What do you use for scraping? I may have a scraping project later this year and ...

PuerkitoBio · on April 13, 2014

I've written a couple "polite" crawlers in Go (i.e. obeys robots.txt, delays between requests to the same host).

- Fetchbot: https://github.com/PuerkitoBio/fetchbot

Flexible, similar API to net/http (uses a Handler interface with a simple mux provided, supports middleware, etc.)

- gocrawl: https://github.com/PuerkitoBio/gocrawl

Higher-level, more framework than library.

Coupled with goquery (https://github.com/PuerkitoBio/goquery ) to scrape the dom (well, the net/html nodes), this makes custom scrapers trivial to write.

(sorry for the self-promoting comment, but this is quite on topic)

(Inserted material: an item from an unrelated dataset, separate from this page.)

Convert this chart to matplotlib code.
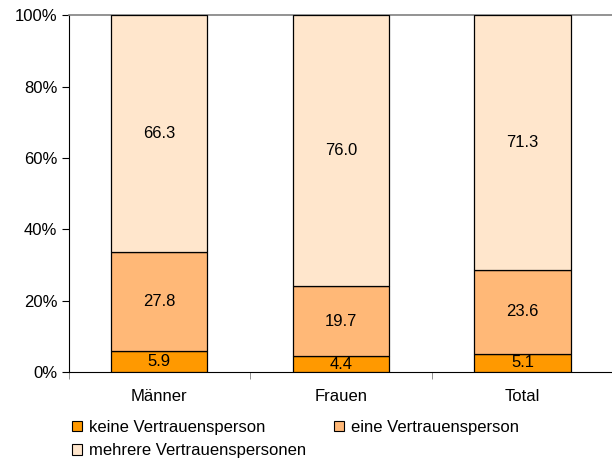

edit: polite crawlers, not scrapers.

djm_ · on April 13, 2014

Scrapy gets a solid recommendation from me. http://scrapy.org/

frabcus · on April 13, 2014

We've got quite an old mailing list full of geeks hand-coding web scrapers, if you want somewhere to ask questions:

https://groups.google.com/forum/#!forum/scraperwiki

egeozcan · on April 13, 2014

I use custom node.js scripts with these libraries:

* request - https://github.com/mikeal/request

* async - https://github.com/caolan/async

* cheerio - https://github.com/cheeriojs/cheerio

* nedb - https://github.com/louischatriot/nedb